A preview of my Forward+ renderer

aquagoose - 2026-04-20 00:35

For my dissertation project, I'm working on a modern real-time 3D renderer, using Forward+ with Physically Based Rendering.

This explores an interesting issue I've been having with my own game engine - my engine uses Deferred rendering, however my game needs to render transparent objects, as well as being able to handle thousands of lights on-screen at once. While Deferred rendering is very efficient at handling thousands of lights, it is simply impossible to get true transparency with it. Well... Not entirely, but it's practically impossible to do purely with Deferred rendering. Most Deferred renderers will revert to a Forward pipeline (NOT Forward+ although some engines have started to use this) to perform blending.

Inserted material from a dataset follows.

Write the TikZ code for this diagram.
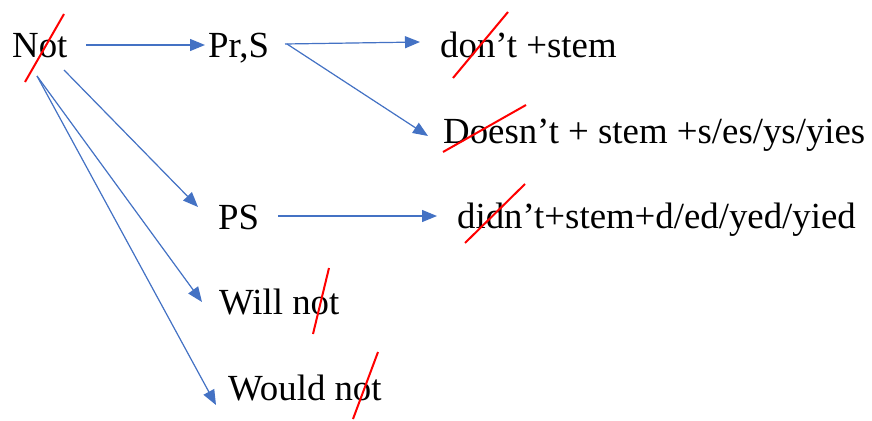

Alternatively, an engine (such as mine) may choose to perform screen-door dithering instead, where half of the pixels are shaded, and half are not. This gives an approximation of transparency, with the tradeoff of visual quality, especially at lower resolutions, and I am not particularly a fan of this method personally (however it is very easy and cheap to implement)

My goal with this project is to implement Forward+, which fixes some key issues with Deferred rendering, such as blending & transparency (or the lack of it!) I'm also planning on doing a comparison to look into the pitfalls of Forward+ over Deferred, as I'm sure there's a few.

One big pitfall already is the complexity of implementing it... The result that you see in the post's image is not yet using Forward+, it is purely a demonstration of what my renderer can do so far! I'm still working on implementing a true Forward+ renderer, but I'll be sure to report back when it's ready!

Once that's done, I still have a little bit to go before I deem it ready. It needs shadows and ambient occlusion for example, and some anti-aliasing would be nice (again, another advantage of Forward+ is that it supports MSAA!)